You can follow related economic dimensions in our money section.
Where Momentum Actually Comes From
Despite the structural obstacles, progress does happen — typically through channels that bypass or supplement formal diplomacy.
Bilateral agreements between major emitters — notably the US–China joint statements that preceded both the Paris Agreement and the Glasgow summit — have repeatedly cleared the way for broader multilateral progress. When the world’s two largest emitters signal alignment, smaller countries have more political cover to raise their own ambitions.
Sub-national actors have also become significant: cities, states, provinces, and corporations increasingly set their own targets and report progress independently of national governments. This creates a parallel track of accountability and, in some cases, genuine emissions reductions that national statistics eventually capture.
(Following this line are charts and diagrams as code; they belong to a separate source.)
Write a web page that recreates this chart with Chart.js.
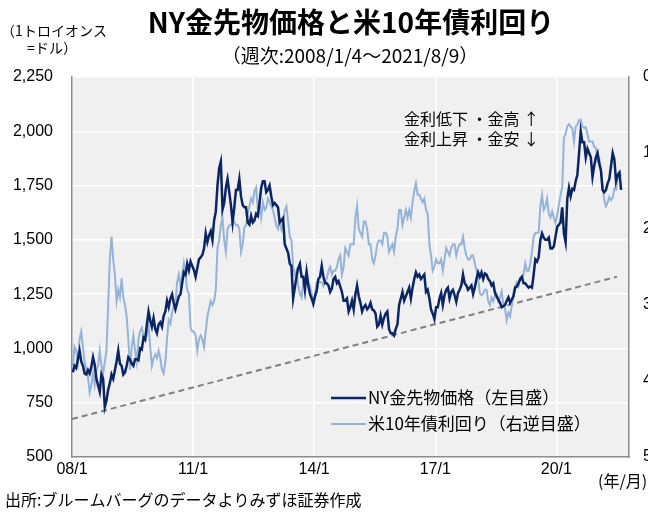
<!DOCTYPE html>
<html lang="ja">
<head>
<meta charset="utf-8">
<script src="https://cdn.jsdelivr.net/npm/chart.js@4.4.1/dist/chart.umd.min.js"></script>
<style>
  html, body { margin: 0; padding: 0; background: #fff; overflow: hidden; }
</style>
</head>
<body>
<canvas id="chart" width="648" height="513"></canvas>
<script>
// half-month readings, 2008/1 .. 2021/8 (two per month, last one = 8/9)
const startYear = 2008;

const goldPrice = [
  890, 920, 910, 950, 990, 940, 920, 885, 880, 900, 885, 915,
  960, 925, 860, 830, 800, 880, 860, 730, 760, 810, 840, 880,
  860, 900, 940, 990, 930, 920, 880, 890, 920, 960, 950, 930,
  920, 950, 950, 945, 1000, 995, 1050, 1040, 1110, 1170, 1130, 1100,
  1140, 1090, 1070, 1110, 1120, 1100, 1150, 1170, 1220, 1190, 1230, 1250,
  1210, 1180, 1210, 1240, 1250, 1300, 1350, 1340, 1390, 1360, 1400, 1380,
  1360, 1330, 1370, 1410, 1420, 1430, 1460, 1530, 1490, 1520, 1540, 1500,
  1590, 1630, 1750, 1830, 1860, 1640, 1670, 1740, 1780, 1720, 1660, 1580,
  1650, 1730, 1730, 1780, 1700, 1660, 1650, 1650, 1580, 1570, 1610, 1580,
  1590, 1620, 1610, 1670, 1740, 1770, 1770, 1720, 1730, 1750, 1700, 1660,
  1670, 1660, 1650, 1580, 1590, 1600, 1480, 1460, 1440, 1390, 1380, 1230,
  1280, 1330, 1370, 1390, 1330, 1330, 1270, 1350, 1290, 1250, 1230, 1205,
  1240, 1265, 1320, 1330, 1380, 1330, 1300, 1300, 1290, 1260, 1275, 1320,
  1330, 1300, 1310, 1285, 1260, 1220, 1220, 1230, 1170, 1190, 1220, 1180,
  1250, 1290, 1240, 1210, 1170, 1190, 1200, 1180, 1190, 1210, 1180, 1175,
  1160, 1100, 1110, 1150, 1110, 1140, 1160, 1170, 1090, 1070, 1070, 1060,
  1090, 1110, 1200, 1230, 1260, 1220, 1240, 1260, 1280, 1230, 1280, 1320,
  1350, 1330, 1340, 1320, 1330, 1340, 1260, 1270, 1230, 1180, 1160, 1135,
  1190, 1190, 1230, 1255, 1200, 1245, 1270, 1280, 1230, 1260, 1270, 1245,
  1215, 1255, 1270, 1290, 1340, 1300, 1290, 1270, 1280, 1290, 1250, 1280,
  1320, 1350, 1330, 1350, 1320, 1345, 1340, 1320, 1310, 1290, 1300, 1255,
  1240, 1225, 1210, 1190, 1195, 1200, 1220, 1235, 1210, 1225, 1240, 1280,
  1285, 1300, 1320, 1330, 1300, 1300, 1290, 1280, 1285, 1280, 1340, 1410,
  1400, 1420, 1500, 1530, 1510, 1500, 1500, 1510, 1460, 1460, 1470, 1515,
  1560, 1570, 1580, 1650, 1530, 1490, 1690, 1740, 1700, 1735, 1730, 1770,
  1800, 1900, 2000, 1950, 1950, 1880, 1920, 1900, 1880, 1790, 1840, 1880,
  1900, 1850, 1820, 1730, 1720, 1730, 1760, 1780, 1840, 1900, 1870, 1770,
  1800, 1810, 1730,
];

const ustYield = [
  3.8, 3.55, 3.6, 3.75, 3.45, 3.35, 3.55, 3.75, 3.85, 3.95, 4.15, 4.05,
  3.9, 4.05, 3.85, 3.8, 3.6, 3.8, 3.9, 3.75, 3.6, 3.0, 2.4, 2.1,
  2.4, 2.6, 2.95, 2.8, 2.9, 2.65, 2.9, 3.0, 3.15, 3.45, 3.85, 3.55,
  3.4, 3.6, 3.75, 3.45, 3.35, 3.3, 3.4, 3.45, 3.4, 3.25, 3.55, 3.8,
  3.7, 3.65, 3.7, 3.6, 3.7, 3.85, 3.9, 3.75, 3.45, 3.2, 3.25, 3.1,
  3.0, 3.0, 2.7, 2.6, 2.75, 2.6, 2.45, 2.6, 2.8, 2.85, 3.3, 3.35,
  3.35, 3.4, 3.6, 3.45, 3.4, 3.45, 3.55, 3.35, 3.15, 3.05, 2.95, 3.0,
  2.95, 2.8, 2.25, 2.15, 1.95, 1.85, 2.15, 2.3, 2.0, 1.95, 1.95, 1.9,
  1.9, 1.95, 1.95, 2.0, 2.3, 2.2, 1.98, 1.95, 1.8, 1.7, 1.6, 1.65,
  1.5, 1.45, 1.75, 1.65, 1.85, 1.65, 1.75, 1.72, 1.6, 1.65, 1.7, 1.75,
  1.85, 1.95, 2.0, 1.9, 2.0, 1.9, 1.75, 1.7, 1.9, 2.1, 2.15, 2.5,
  2.6, 2.55, 2.75, 2.85, 2.9, 2.7, 2.65, 2.55, 2.7, 2.75, 2.85, 2.97,
  2.85, 2.7, 2.7, 2.7, 2.7, 2.75, 2.7, 2.65, 2.55, 2.5, 2.6, 2.55,
  2.55, 2.5, 2.4, 2.35, 2.6, 2.5, 2.25, 2.3, 2.35, 2.2, 2.2, 2.2,
  1.85, 1.7, 2.0, 2.05, 2.1, 1.9, 1.9, 2.0, 2.2, 2.2, 2.4, 2.45,
  2.35, 2.2, 2.15, 2.15, 2.2, 2.05, 2.05, 2.1, 2.3, 2.25, 2.2, 2.3,
  2.1, 2.0, 1.75, 1.75, 1.95, 1.85, 1.75, 1.85, 1.75, 1.85, 1.65, 1.5,
  1.4, 1.55, 1.55, 1.6, 1.65, 1.6, 1.75, 1.8, 2.2, 2.35, 2.55, 2.5,
  2.4, 2.45, 2.45, 2.4, 2.55, 2.4, 2.25, 2.3, 2.35, 2.25, 2.2, 2.2,
  2.35, 2.25, 2.2, 2.2, 2.1, 2.25, 2.35, 2.4, 2.4, 2.35, 2.35, 2.45,
  2.55, 2.65, 2.85, 2.87, 2.85, 2.8, 2.8, 2.95, 3.0, 2.9, 2.95, 2.88,
  2.85, 2.95, 2.9, 2.82, 3.0, 3.05, 3.2, 3.1, 3.15, 3.0, 2.85, 2.75,
  2.7, 2.75, 2.65, 2.67, 2.6, 2.45, 2.55, 2.55, 2.45, 2.3, 2.1, 2.05,
  2.05, 2.05, 1.7, 1.55, 1.75, 1.7, 1.6, 1.8, 1.85, 1.77, 1.85, 1.92,
  1.82, 1.68, 1.55, 1.45, 0.8, 0.75, 0.65, 0.62, 0.65, 0.68, 0.85, 0.65,
  0.63, 0.57, 0.56, 0.65, 0.67, 0.66, 0.75, 0.85, 0.85, 0.85, 0.92, 0.93,
  1.1, 1.07, 1.2, 1.45, 1.62, 1.7, 1.65, 1.58, 1.62, 1.59, 1.47, 1.48,
  1.3, 1.25, 1.3,
];

// dashed support line (gold scale)
const trendYears = [2008.0, 2021.5];
const trendGold = [675, 1330];

const tickYears = [2008, 2011, 2014, 2017, 2020];
const tickLabels = ["08/1", "11/1", "14/1", "17/1", "20/1"];

const goldColor = "#0b2464";
const yieldColor = "#95b3d7";
const jp = "'Noto Sans CJK JP', sans-serif";
const num = "'Liberation Sans', Arial, sans-serif";

const halfMonthX = (i) => startYear + (i * 0.5 + 0.25) / 12;
const goldPoints = goldPrice.map((v, i) => ({ x: halfMonthX(i), y: v }));
const yieldPoints = ustYield.map((v, i) => ({ x: halfMonthX(i), y: v }));
const trendPoints = trendYears.map((x, i) => ({ x: x, y: trendGold[i] }));

const decor = {
  id: "decor",
  beforeDraw(chart) {
    const { ctx, chartArea: a } = chart;
    ctx.save();
    ctx.fillStyle = "#f0f0f0";
    ctx.fillRect(a.left, a.top, a.right - a.left, a.bottom - a.top);
    ctx.restore();
  },
  afterDraw(chart) {
    const ctx = chart.ctx;
    ctx.save();
    ctx.fillStyle = "#000";
    ctx.textBaseline = "middle";

    ctx.textAlign = "center";
    ctx.font = "bold 28px " + jp;
    ctx.fillText("NY金先物価格と米10年債利回り", 351, 22);
    ctx.font = "19px " + jp;
    ctx.fillText("（週次:2008/1/4～2021/8/9）", 350, 56);
    ctx.font = "14px " + jp;
    ctx.fillText("（1トロイオンス", 54, 31);
    ctx.fillText("=ドル）", 52, 48);

    ctx.textAlign = "left";
    ctx.font = "16px " + jp;
    ctx.fillText("(年/月)", 598, 481);
    ctx.fillText("出所:ブルームバーグのデータよりみずほ証券作成", 5, 500);
    ctx.fillText("金利低下 ・金高 ↑", 404, 119);
    ctx.fillText("金利上昇 ・金安 ↓", 404, 139);

    // legend
    const rows = [
      { label: chart.data.datasets[0].label, color: goldColor, w: 2.5, y: 398 },
      { label: chart.data.datasets[1].label, color: yieldColor, w: 2, y: 424 },
    ];
    ctx.font = "17px " + jp;
    rows.forEach((r) => {
      ctx.strokeStyle = r.color;
      ctx.lineWidth = r.w;
      ctx.beginPath();
      ctx.moveTo(331, r.y);
      ctx.lineTo(366, r.y);
      ctx.stroke();
      ctx.fillText(r.label, 368, r.y);
    });
    ctx.restore();
  },
};

const chart = document.querySelector("#chart").getContext("2d");

new Chart(chart, {
  type: "line",
  data: {
    datasets: [
      {
        label: "NY金先物価格（左目盛）",
        data: goldPoints,
        yAxisID: "y",
        borderColor: goldColor,
        borderWidth: 2.5,
        pointRadius: 0,
      },
      {
        label: "米10年債利回り（右逆目盛）",
        data: yieldPoints,
        yAxisID: "y2",
        borderColor: yieldColor,
        borderWidth: 2,
        pointRadius: 0,
      },
      {
        label: "trend",
        data: trendPoints,
        yAxisID: "y",
        borderColor: "#808080",
        borderWidth: 2,
        borderDash: [6, 4],
        pointRadius: 0,
      },
    ],
  },
  options: {
    responsive: false,
    animation: false,
    layout: { padding: { top: 77, left: 0, right: 0, bottom: 0 } },
    plugins: { legend: { display: false }, tooltip: { enabled: false } },
    scales: {
      x: {
        type: "linear",
        min: 2008,
        max: 2021.8,
        afterFit: (s) => { s.height = 56; },
        afterBuildTicks: (s) => { s.ticks = tickYears.map((v) => ({ value: v })); },
        ticks: {
          padding: 3,
          color: "#000",
          font: { family: num, size: 16 },
          callback: (v) => tickLabels[tickYears.indexOf(v)],
        },
        grid: { color: "#ffffff", lineWidth: 1.5, drawTicks: false },
        border: { color: "#8c8c8c", width: 1.5 },
      },
      y: {
        position: "left",
        min: 500,
        max: 2250,
        afterFit: (s) => { s.width = 72; },
        ticks: {
          stepSize: 250,
          padding: 19,
          color: "#000",
          font: { family: num, size: 16 },
          callback: (v) => v.toLocaleString("en-US"),
        },
        grid: { color: "#ffffff", lineWidth: 1.5, drawTicks: false },
        border: { color: "#8c8c8c", width: 1.5 },
      },
      y2: {
        position: "right",
        min: 0,
        max: 5,
        reverse: true,
        afterFit: (s) => { s.width = 19; },
        ticks: {
          stepSize: 1,
          padding: 14,
          color: "#000",
          font: { family: num, size: 16 },
        },
        grid: { display: false, drawTicks: false },
        border: { color: "#8c8c8c", width: 1.5 },
      },
    },
  },
  plugins: [decor],
});
</script>
</body>
</html>
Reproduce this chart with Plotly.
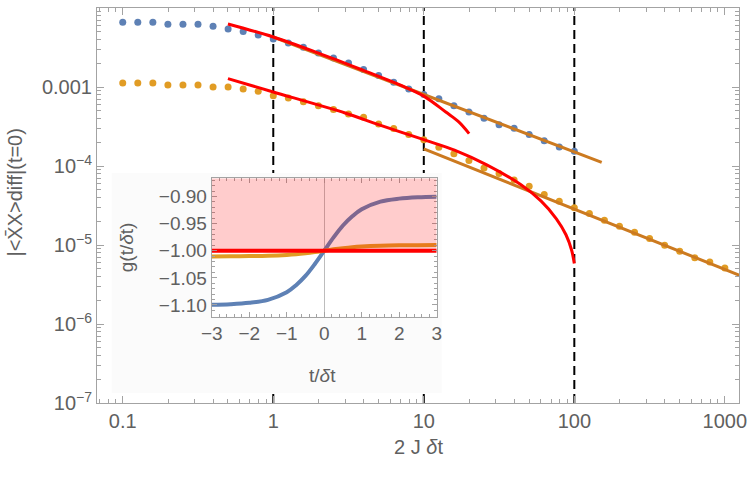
import plotly.graph_objects as go

# ---------------- data ----------------
t_grid = [0.1, 0.1259, 0.1585, 0.1995, 0.2512, 0.3162, 0.3981, 0.5012, 0.6310, 0.7943,
          1.0, 1.259, 1.585, 1.995, 2.512, 3.162, 3.981, 5.012, 6.310, 7.943,
          10.0, 12.59, 15.85, 19.95, 25.12, 31.62, 39.81, 50.12, 63.10, 79.43,
          100.0, 125.9, 158.5, 199.5, 251.2, 316.2, 398.1, 501.2, 631.0, 794.3, 1000.0]

blue_vals = [0.00661, 0.00661, 0.00661, 0.00624, 0.00624, 0.00624, 0.00589, 0.00546, 0.00508, 0.00458,
             0.00407, 0.00362, 0.00319, 0.00271, 0.00234, 0.00202, 0.00167, 0.00140, 0.00115, 0.000948,
             0.000804, 0.000710, 0.000583, 0.000485, 0.000403, 0.000335, 0.000301, 0.000251, 0.000210,
             0.000174, 0.000154]

orange_vals = [0.00113, 0.00113, 0.00113, 0.001066, 0.001066, 0.001066, 0.001006, 0.001006, 0.000948,
               0.000885, 0.000780, 0.000729, 0.000655, 0.000583, 0.000519, 0.000458, 0.000415, 0.000342,
               0.000299, 0.000251, 0.000216, 0.000173, 0.000143, 0.000118, 9.48e-5, 8.03e-5, 6.68e-5,
               5.55e-5, 4.36e-5, 3.58e-5, 2.96e-5, 2.51e-5, 2.06e-5, 1.73e-5, 1.45e-5, 1.21e-5,
               9.93e-6, 8.35e-6, 6.89e-6, 6.12e-6, 5.14e-6]

# short-time (red) curves
red_upper_x = [0.5, 1, 2, 4, 7, 10, 14, 17, 20]
red_upper_y = [0.00631, 0.004315, 0.002692, 0.001618, 0.001059, 0.000769, 0.000483, 0.000366, 0.000258]
red_lower_x = [0.5, 1, 3, 5, 10, 16, 26, 44, 60, 76, 88, 96, 100]
red_lower_y = [0.001282, 0.000869, 0.000471, 0.000335, 0.000216, 0.0001596, 0.0001045, 5.83e-5,
               3.62e-5, 2.15e-5, 1.35e-5, 8.6e-6, 5.83e-6]

# long-time power-law (brown) lines
brown_upper_x = [1, 152]
brown_upper_y = [0.004315, 0.0001117]
brown_lower_x = [10, 1300]
brown_lower_y = [0.0001652, 4.03e-6]

# vertical markers
vlines = [1, 10, 100]

# inset g(t/dt)
g_t = [-3, -2.5, -2, -1.5, -1, -0.75, -0.5, -0.25, 0, 0.25, 0.5, 0.75, 1, 1.5, 2, 2.5, 3]
g_blue = [-1.0995, -1.0985, -1.0960, -1.0905, -1.0765, -1.0635, -1.0465, -1.0245, -1.0,
          -0.9755, -0.9535, -0.9365, -0.9235, -0.9095, -0.9040, -0.9015, -0.9005]
g_orange = [-1.0105, -1.0103, -1.0099, -1.0092, -1.0078, -1.0066, -1.0048, -1.0026, -1.0,
            -0.9974, -0.9952, -0.9934, -0.9922, -0.9908, -0.9901, -0.9898, -0.9896]
g_red_t = [-3, 3]
g_red = [-1.0, -1.0]

# tick labels
x_tickvals = [0.1, 1, 10, 100, 1000]
x_ticktext = ['0.1', '1', '10', '100', '1000']
y_tickvals = [1e-7, 1e-6, 1e-5, 1e-4, 1e-3]
y_ticktext = ['10<sup>\u22127</sup>', '10<sup>\u22126</sup>', '10<sup>\u22125</sup>',
              '10<sup>\u22124</sup>', '0.001']
ix_tickvals = [-3, -2, -1, 0, 1, 2, 3]
ix_ticktext = ['\u22123', '\u22122', '\u22121', '0', '1', '2', '3']
iy_tickvals = [-1.10, -1.05, -1.00, -0.95, -0.90]
iy_ticktext = ['\u22121.10', '\u22121.05', '\u22121.00', '\u22120.95', '\u22120.90']

# ---------------- style ----------------
BLUE = '#5E81B5'
ORANGE = '#E19C24'
BROWN = 'rgb(204,122,32)'
RED = '#FF0000'
FRAME = '#a3a3a3'
TXT = '#606060'
FONT = 'Liberation Sans'

minor_x = [m * 10 ** e for e in range(-2, 4) for m in range(2, 10)]
minor_y = [m * 10 ** e for e in range(-8, -1) for m in range(2, 10)]

fig = go.Figure()

fig.add_trace(go.Scatter(x=t_grid[:len(blue_vals)], y=blue_vals, mode='markers',
                         marker=dict(color=BLUE, size=7), xaxis='x', yaxis='y'))
fig.add_trace(go.Scatter(x=t_grid[:len(orange_vals)], y=orange_vals, mode='markers',
                         marker=dict(color=ORANGE, size=7), xaxis='x', yaxis='y'))
fig.add_trace(go.Scatter(x=brown_upper_x, y=brown_upper_y, mode='lines',
                         line=dict(color=BROWN, width=3), xaxis='x', yaxis='y'))
fig.add_trace(go.Scatter(x=brown_lower_x, y=brown_lower_y, mode='lines',
                         line=dict(color=BROWN, width=3), xaxis='x', yaxis='y'))
fig.add_trace(go.Scatter(x=red_upper_x, y=red_upper_y, mode='lines',
                         line=dict(color=RED, width=3, shape='spline', smoothing=1.0), xaxis='x', yaxis='y'))
fig.add_trace(go.Scatter(x=red_lower_x, y=red_lower_y, mode='lines',
                         line=dict(color=RED, width=3, shape='spline', smoothing=0.8), xaxis='x', yaxis='y'))

# inset traces
fig.add_trace(go.Scatter(x=g_t, y=g_blue, mode='lines',
                         line=dict(color=BLUE, width=4, shape='spline'), xaxis='x2', yaxis='y2'))
fig.add_trace(go.Scatter(x=g_t, y=g_orange, mode='lines',
                         line=dict(color=ORANGE, width=4, shape='spline'), xaxis='x2', yaxis='y2'))
fig.add_trace(go.Scatter(x=g_red_t, y=g_red, mode='lines',
                         line=dict(color=RED, width=4), xaxis='x2', yaxis='y2'))

shapes = []
for v in vlines:
    shapes.append(dict(type='line', xref='x', yref='paper', x0=v, x1=v, y0=0, y1=1,
                       line=dict(color='black', width=2, dash='9px,5px'), layer='below'))
# inset background box (covers the dashed lines)
shapes.append(dict(type='rect', xref='paper', yref='paper', x0=0.0229, x1=0.537, y0=0.0253, y1=0.582,
                   fillcolor='#fbfbfb', line=dict(width=0), layer='below'))
# pink filling above g = -1
shapes.append(dict(type='rect', xref='x2', yref='y2', x0=-3, x1=3, y0=-1.0, y1=-0.8665,
                   fillcolor='rgba(255,0,0,0.2)', line=dict(width=0), layer='above'))

axis_common = dict(showline=True, linecolor=FRAME, linewidth=1, mirror='ticks', ticks='inside',
                   tickcolor=FRAME, showgrid=False, zeroline=False, automargin=False)

fig.update_layout(
    width=750, height=480,
    margin=dict(l=97, r=11, t=8, b=77),
    paper_bgcolor='white', plot_bgcolor='white',
    showlegend=False,
    font=dict(family=FONT, color=TXT, size=20),
    xaxis=dict(type='log', range=[-1.171, 3.094], domain=[0, 1], anchor='y',
               tickmode='array', tickvals=x_tickvals, ticktext=x_ticktext, ticklen=7,
               tickfont=dict(size=20, color=TXT),
               minor=dict(tickmode='array', tickvals=minor_x, ticks='inside', ticklen=4, tickcolor=FRAME),
               **axis_common),
    yaxis=dict(type='log', range=[-7.0, -1.998], domain=[0, 1], anchor='x',
               tickmode='array', tickvals=y_tickvals, ticktext=y_ticktext, ticklen=7,
               tickfont=dict(size=20, color=TXT),
               minor=dict(tickmode='array', tickvals=minor_y, ticks='inside', ticklen=4, tickcolor=FRAME),
               **axis_common),
    xaxis2=dict(range=[-3, 3], domain=[0.1787, 0.5291], anchor='y2',
                tickmode='array', tickvals=ix_tickvals, ticktext=ix_ticktext, ticklen=5,
                tickfont=dict(size=19, color=TXT),
                minor=dict(tickmode='linear', tick0=0, dtick=0.2, ticks='inside', ticklen=3, tickcolor=FRAME),
                showline=True, linecolor=FRAME, linewidth=1, mirror='ticks', ticks='inside',
                tickcolor=FRAME, showgrid=False, zeroline=True, zerolinecolor='#bdbdbd', zerolinewidth=1,
                automargin=False),
    yaxis2=dict(range=[-1.1216, -0.8665], domain=[0.2185, 0.5689], anchor='x2',
                tickmode='array', tickvals=iy_tickvals, ticktext=iy_ticktext, ticklen=5,
                tickfont=dict(size=19, color=TXT),
                minor=dict(tickmode='linear', tick0=0, dtick=0.01, ticks='inside', ticklen=3, tickcolor=FRAME),
                **axis_common),
    shapes=shapes,
    annotations=[
        dict(text='|<X\u0304X>diff|(t=0)', xref='paper', yref='paper', x=-0.127, y=0.534,
             textangle=-90, showarrow=False, xanchor='center', yanchor='middle',
             font=dict(size=20, color=TXT)),
        dict(text='2 J <i>\u03b4</i>t', xref='paper', yref='paper', x=0.5, y=-0.112,
             showarrow=False, xanchor='center', yanchor='middle', font=dict(size=20, color=TXT)),
        dict(text='g(t/<i>\u03b4</i>t)', xref='paper', yref='paper', x=0.0463, y=0.3937,
             textangle=-90, showarrow=False, xanchor='center', yanchor='middle',
             font=dict(size=19, color=TXT)),
        dict(text='t/<i>\u03b4</i>t', xref='paper', yref='paper', x=0.352, y=0.0684,
             showarrow=False, xanchor='center', yanchor='middle', font=dict(size=19, color=TXT)),
    ],
)

fig.write_html('out.html')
Technology cost curves have shifted faster than most modelers expected. Solar photovoltaic and wind power costs fell by roughly 90 percent over the decade to 2024, according to assessments by energy agencies, fundamentally changing the economics of the energy transition in ways that make the diplomatic problem somewhat more tractable than it was when the Paris Agreement was signed.
Why It Matters
The gap between climate ambitions and climate outcomes is not primarily a scientific puzzle — scientists have understood the basic problem for decades. It is a political and institutional one. The machinery of international cooperation was built for a different era and was not designed to handle problems that are global in cause, long in consequence, and deeply entangled with national economic interests.
Understanding why talks stall is a prerequisite for designing mechanisms that might actually work — whether that means stronger finance commitments, reformed institutional structures, or finding new forums where real bargains can be struck. The conversations happening at formal summits matter, but so do the quieter negotiations that never make the front page.